She was 'Hitler's English Rose', this is how R. B. Kitaj described Unity Mitford (R. B. Kitaj in R. B. Kitaj: a Restrospective, exh. cat., London, Tate Gallery, 1994, p. 216).
The six daughters of the aristocratic Mitford family have become an English myth under the name of the Mitford sisters. From Jessica, the communist, to Nancy, the writer, and Diana who married British fascist leader Sir Oswald Mosley, the sisters form an extraordinary clan famous for its social and political exploits. The present work, painted from a snapshot, shows Unity Mitford with her swastika pinned to her collar, pointing out the figure's political commitment to the Führer.
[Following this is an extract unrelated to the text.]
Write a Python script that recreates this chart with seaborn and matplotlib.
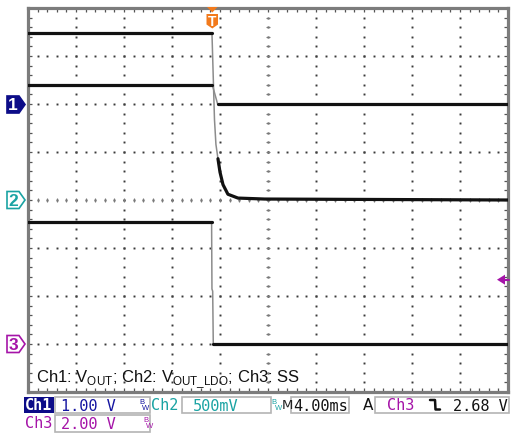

There was more to her admiration than political allegiance, this was actually love in a war climate. In fact, Unity had met the Chancellor at the Nuremberg rally in 1933 and had become obsessed with him, however, Unity's adulation of Hitler would prove to fail her. So distraught was she upon learning of Great Britain's declaration of war on Germany in 1939, and so torn between her German love and the love of her native country, that she tried to commit suicide. Executed in 1968, the painting offers a striking contrast between the figure's impassive face and the stigmatising Nazi symbol. The minimal choice of colours, the diminutive angle and the small scale all combine to give the painting a voluntarily dry and distant air.
Throughout his life, American-born R. B. Kitaj painted his personal story through his own family and through his own Jewish identity. Kitaj's Jewish heritage had a critical grounding on his practice as an artist. In this way, by choosing to represent Unity, twenty years after her death, based on a deliberately prosaic source, Kitaj shows the increasing awareness of his own Jewishness. A few decades later, the artist published the First Diasporist Manifesto, discussing the Jewish dimension in his art.